Militer pour un autre modèle d’élevage

Les revendications du collectif Sauve qui Poule Poitou sont claires. Les éleveurs du collectif militent pour arrêter l’abattage des animaux sains mais aussi arrêter les menaces contre les éleveurs qui refusent d’enfermer leur volaille et enfin ils demandent la reconnaissance d’un autre modèle face à l’élevage intensif.

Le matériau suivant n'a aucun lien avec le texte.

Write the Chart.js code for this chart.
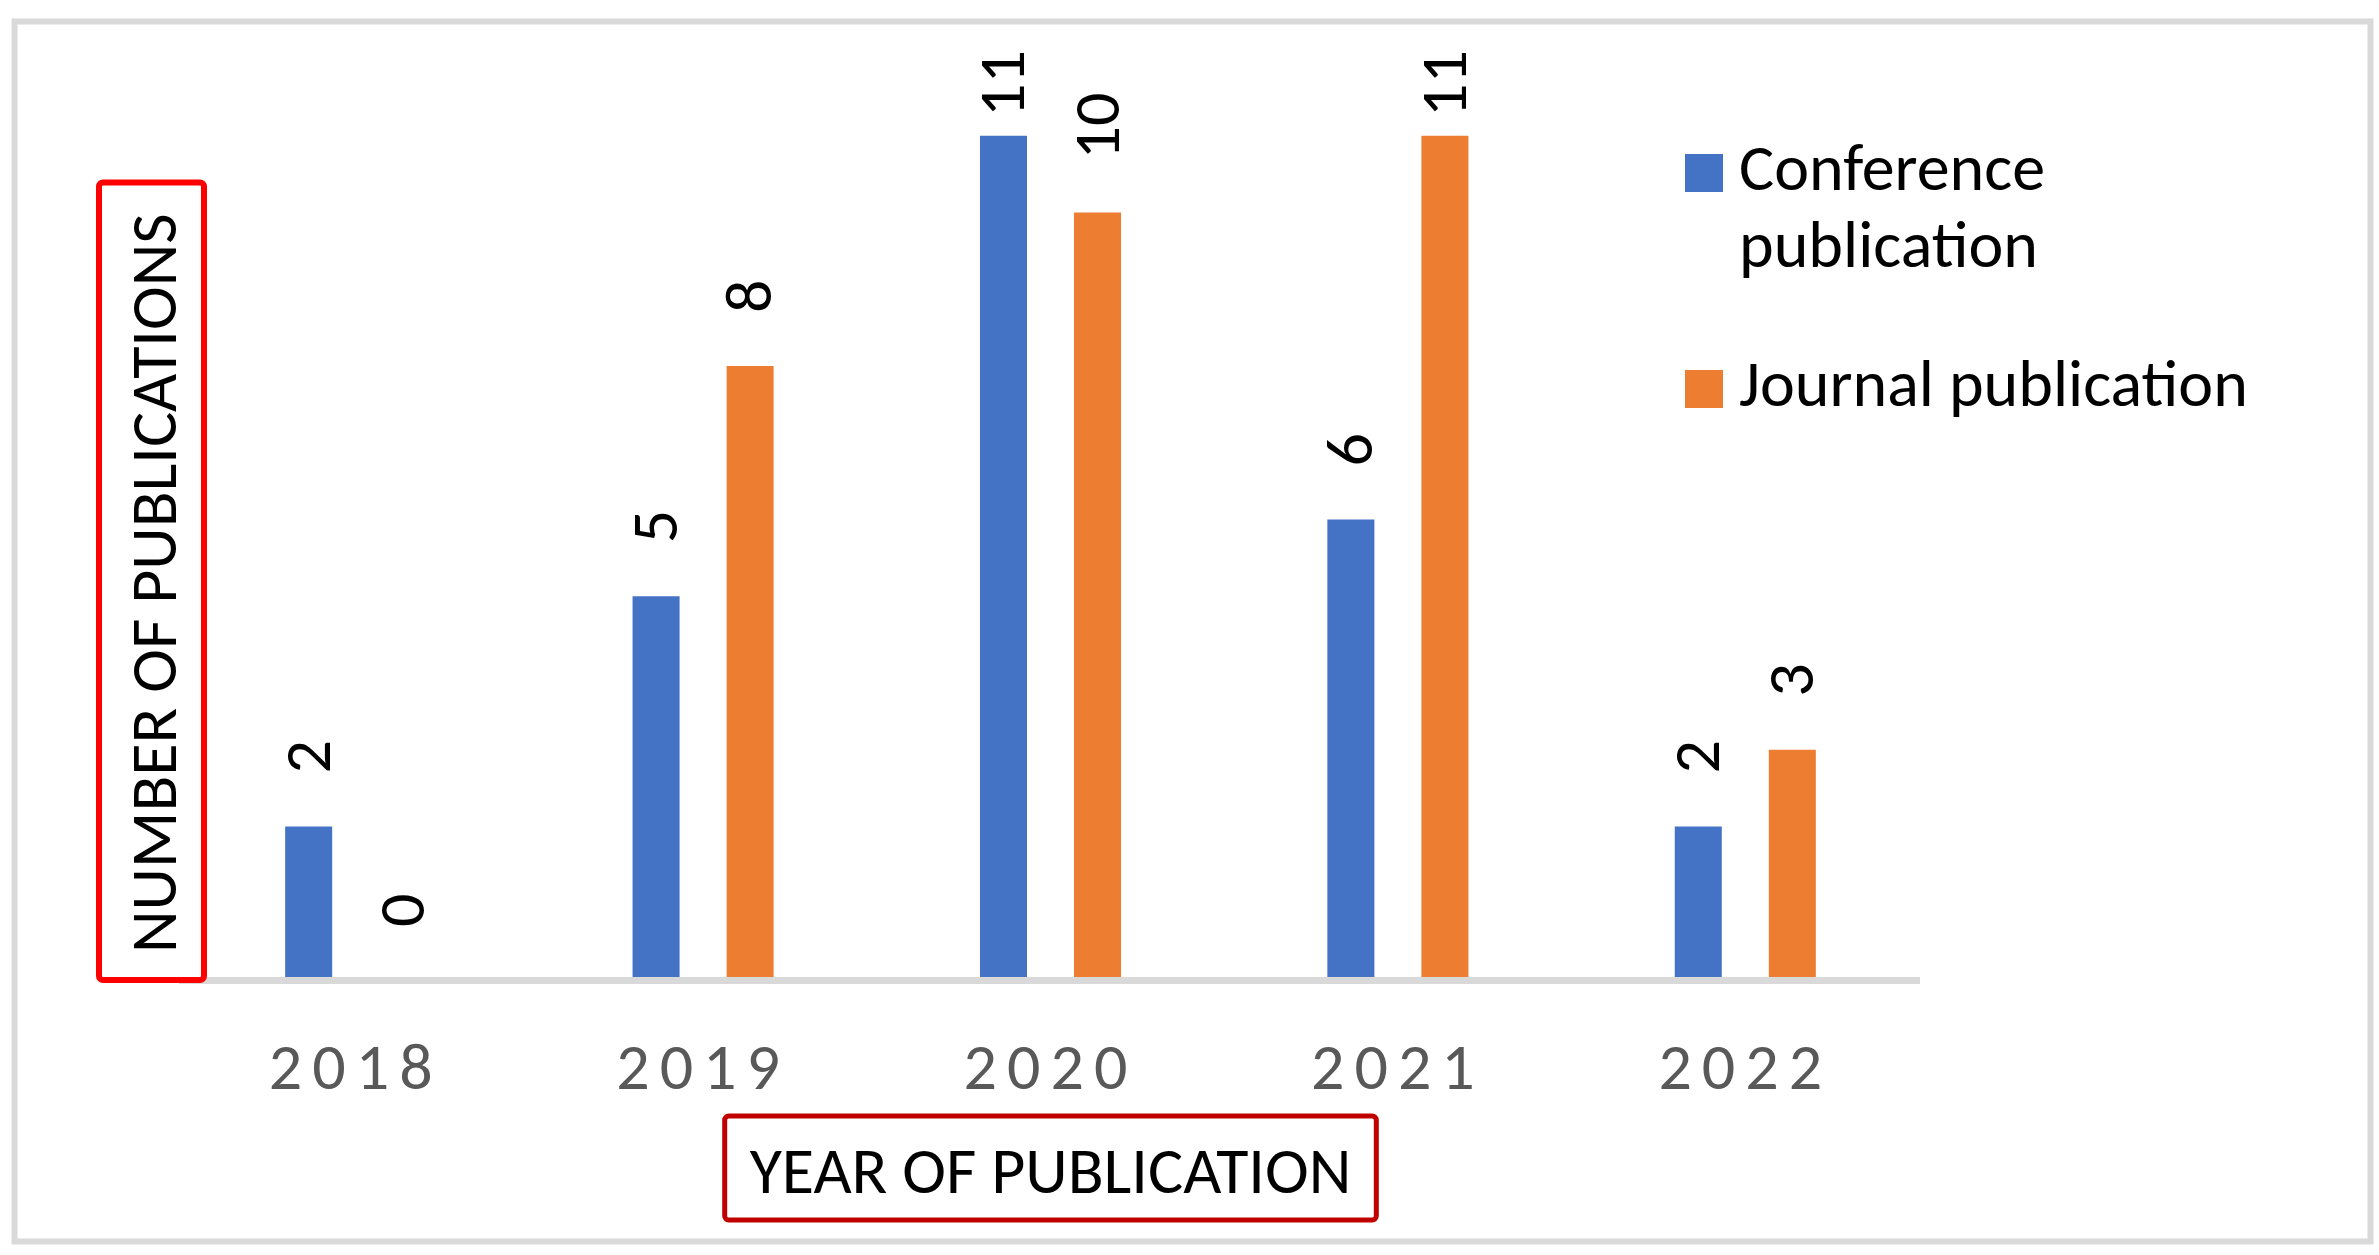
<!DOCTYPE html>
<html>
<head>
<meta charset="utf-8">
<script src="https://cdn.jsdelivr.net/npm/chart.js@4.4.1/dist/chart.umd.min.js"></script>
<style>
  body { margin: 0; background: #fff; }
</style>
</head>
<body>
<canvas id="pubChart" width="2379" height="1255"></canvas>
<script>
// data
const years = ["2018", "2019", "2020", "2021", "2022"];
const conferenceCounts = [2, 5, 11, 6, 2];
const journalCounts = [0, 8, 10, 11, 3];
const conferenceLabel = ["Conference", "publication"]; // two lines in the legend
const journalLabel = "Journal publication";
const xTitle = "YEAR OF PUBLICATION";
const yTitle = "NUMBER OF PUBLICATIONS";
const seriesColors = ["#4472C4", "#ED7D31"];

const FONT = "Carlito, Calibri, 'Liberation Sans', sans-serif";
const TEXT_SIZE = 66;

// x axis with spaced out year labels (like the excel export)
class SpacedCategoryScale extends Chart.CategoryScale {
  drawLabels(area) {
    const ctx = this.ctx;
    ctx.save();
    ctx.letterSpacing = "10px";
    super.drawLabels(area);
    ctx.restore();
  }
}
SpacedCategoryScale.id = "spacedCategory";
SpacedCategoryScale.defaults = {};

// y axis whose title sits a bit higher than the bottom of the plot
const Y_TITLE_SHIFT = 27;
class ShiftedTitleScale extends Chart.LinearScale {
  drawTitle() {
    const ctx = this.ctx;
    ctx.save();
    ctx.translate(0, -Y_TITLE_SHIFT);
    super.drawTitle();
    ctx.restore();
  }
}
ShiftedTitleScale.id = "shiftedTitleLinear";
ShiftedTitleScale.defaults = {};

Chart.register(SpacedCategoryScale, ShiftedTitleScale);

// square legend swatch, used as point style so the text can sit close to it
function swatch(color) {
  const c = document.createElement("canvas");
  c.width = 38;
  c.height = 38;
  const g = c.getContext("2d");
  g.fillStyle = color;
  g.fillRect(0, 0, 38, 38);
  return c;
}
const swatches = seriesColors.map(swatch);

/* grey frame round the whole picture */
const frame = {
  id: "frame",
  beforeDraw(chart) {
    const ctx = chart.ctx;
    ctx.save();
    ctx.fillStyle = "#fff";
    ctx.fillRect(0, 0, chart.width, chart.height);
    ctx.strokeStyle = "#d9d9d9";
    ctx.lineWidth = 6;
    ctx.strokeRect(14.5, 21.5, chart.width - 23, chart.height - 35);
    ctx.restore();
  },
};

/* rotated value above every bar */
const valueLabels = {
  id: "valueLabels",
  afterDatasetsDraw(chart) {
    const ctx = chart.ctx;
    const minTop = chart.chartArea.top - 9;
    ctx.save();
    ctx.font = `${TEXT_SIZE}px ${FONT}`;
    ctx.fillStyle = "#000";
    ctx.textAlign = "left";
    ctx.textBaseline = "alphabetic";
    chart.data.datasets.forEach((ds, di) => {
      chart.getDatasetMeta(di).data.forEach((bar, i) => {
        const txt = String(ds.data[i]);
        const w = ctx.measureText(txt).width;
        let start = bar.y - 53;
        if (start - w < minTop) start = minTop + w;
        ctx.save();
        ctx.translate(bar.x + 21, start);
        ctx.rotate(-Math.PI / 2);
        ctx.fillText(txt, 0, 0);
        ctx.restore();
      });
    });
    ctx.restore();
  },
};

/* red boxes round the axis titles */
const titleBoxes = {
  id: "titleBoxes",
  afterDraw(chart) {
    const ctx = chart.ctx;
    const area = chart.chartArea;
    const xs = chart.scales.x;
    const ys = chart.scales.y;
    ctx.save();
    ctx.font = `${TEXT_SIZE}px ${FONT}`;

    const xw = ctx.measureText(xTitle).width;
    const xcx = (area.left + area.right) / 2;
    const xcy = xs.bottom - xs.options.title.padding.bottom - TEXT_SIZE / 2 - 8;
    ctx.strokeStyle = "#c00000";
    ctx.lineWidth = 5;
    ctx.beginPath();
    ctx.roundRect(xcx - xw / 2 - 25, xcy - 52, xw + 50, 104, 4);
    ctx.stroke();

    const yw = ctx.measureText(yTitle).width;
    const ycx = ys.left + TEXT_SIZE / 2 - 7.5;
    const yBottom = area.bottom - Y_TITLE_SHIFT;
    ctx.strokeStyle = "#ff0000";
    ctx.lineWidth = 6;
    ctx.beginPath();
    ctx.roundRect(ycx - 52.5, yBottom - yw - 31, 105, yw + 31 + 27, 4);
    ctx.stroke();
    ctx.restore();
  },
};

/* legend sits inside the plot, top right */
const legendPlacer = {
  id: "legendPlacer",
  afterLayout(chart) {
    const lg = chart.legend;
    if (!lg) return;
    const w = lg.width;
    const h = lg.height;
    lg.left = 1640;
    lg.top = 78;
    lg.right = lg.left + w;
    lg.bottom = lg.top + h;
  },
};

const config = {
  type: "bar",
  data: {
    labels: years,
    datasets: [
      {
        label: conferenceLabel,
        data: conferenceCounts,
        backgroundColor: seriesColors[0],
        categoryPercentage: 0.5415,
        barPercentage: 0.5,
      },
      {
        label: journalLabel,
        data: journalCounts,
        backgroundColor: seriesColors[1],
        categoryPercentage: 0.5415,
        barPercentage: 0.5,
      },
    ],
  },
  options: {
    responsive: false,
    animation: false,
    devicePixelRatio: 1,
    layout: {
      padding: { left: 126, right: 460, top: 59, bottom: 0 },
    },
    plugins: {
      tooltip: { enabled: false },
      legend: {
        position: "chartArea",
        align: "start",
        labels: {
          usePointStyle: true,
          pointStyleWidth: 4,
          boxHeight: 38,
          padding: 62,
          color: "#000",
          font: { family: FONT, size: TEXT_SIZE, lineHeight: 1.17 },
          generateLabels: (chart) => {
            const items = Chart.defaults.plugins.legend.labels.generateLabels(chart);
            items.forEach((item) => {
              item.pointStyle = swatches[item.datasetIndex];
            });
            return items;
          },
        },
      },
    },
    scales: {
      x: {
        type: "spacedCategory",
        grid: { display: false, drawTicks: false },
        border: { color: "#d9d9d9", width: 7, z: 1 },
        ticks: {
          color: "#595959",
          padding: 59,
          font: { family: FONT, size: TEXT_SIZE, lineHeight: 1 },
        },
        title: {
          display: true,
          text: xTitle,
          color: "#000",
          font: { family: FONT, size: TEXT_SIZE, lineHeight: 1 },
          padding: { top: 0, bottom: 46 },
        },
        afterFit: (scale) => {
          scale.height = 275;
        },
      },
      y: {
        type: "shiftedTitleLinear",
        min: 0,
        max: 12,
        grid: { display: false, drawTicks: false },
        border: { display: false },
        ticks: { display: false },
        title: {
          display: true,
          text: yTitle,
          align: "start",
          color: "#000",
          font: { family: FONT, size: TEXT_SIZE, lineHeight: 1 },
          padding: 0,
        },
        afterFit: (scale) => {
          scale.width = 56;
        },
      },
    },
  },
  plugins: [frame, valueLabels, titleBoxes, legendPlacer],
};

const chart = new Chart(document.getElementById("pubChart"), config);
</script>
</body>
</html>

« Moi je me suis mis en avant à la télé avec mes petits poulets autour de moi, bah après j’ai eu des menaces, mise en demeure, des amendes […] Nous tout ce qu’on demande, c’est d’être différencié d’eux. On ne veut pas qu’ils arrêtent. Encore que ce serait bien qu’ils soient un peu moins concentrationnaires. Mais on veut juste être différencié. On veut juste dire qu’il existe deux modèles d’élevage. Il faut que ce soit reconnu. Que notre modèle d’élevage il est basé sur le plein air et il ne faut pas nous l’enlever. Donc on doit adapter les mesures à ces deux fonctionnements différents », plaide Hélène Bailly.

Hélène qui vend principalement en circuits courts dans des AMAP (Association pour le maintien d’une agriculture paysanne) reçoit le soutien de ses clients. Des consommateurs que le collectif Sauve qui Poule Poitou compte bien informer au mieux en passant notamment par des rassemblements, comme ce fut le cas à Niort le 14 mai dernier. Entre dégustation de poulet grillé et ambiance conviviale, des prises de paroles ont été faites par les membres du collectif afin de mieux informer les consommateurs face aux difficultés rencontrées par les éleveurs.

Pour Sauve qui poule Poitou, les consommateurs sont préoccupés par leur alimentation et c’est sur ce point qu’il faut les fédérer en les faisant devenir membre du collectif, nous explique Hélène Bailly.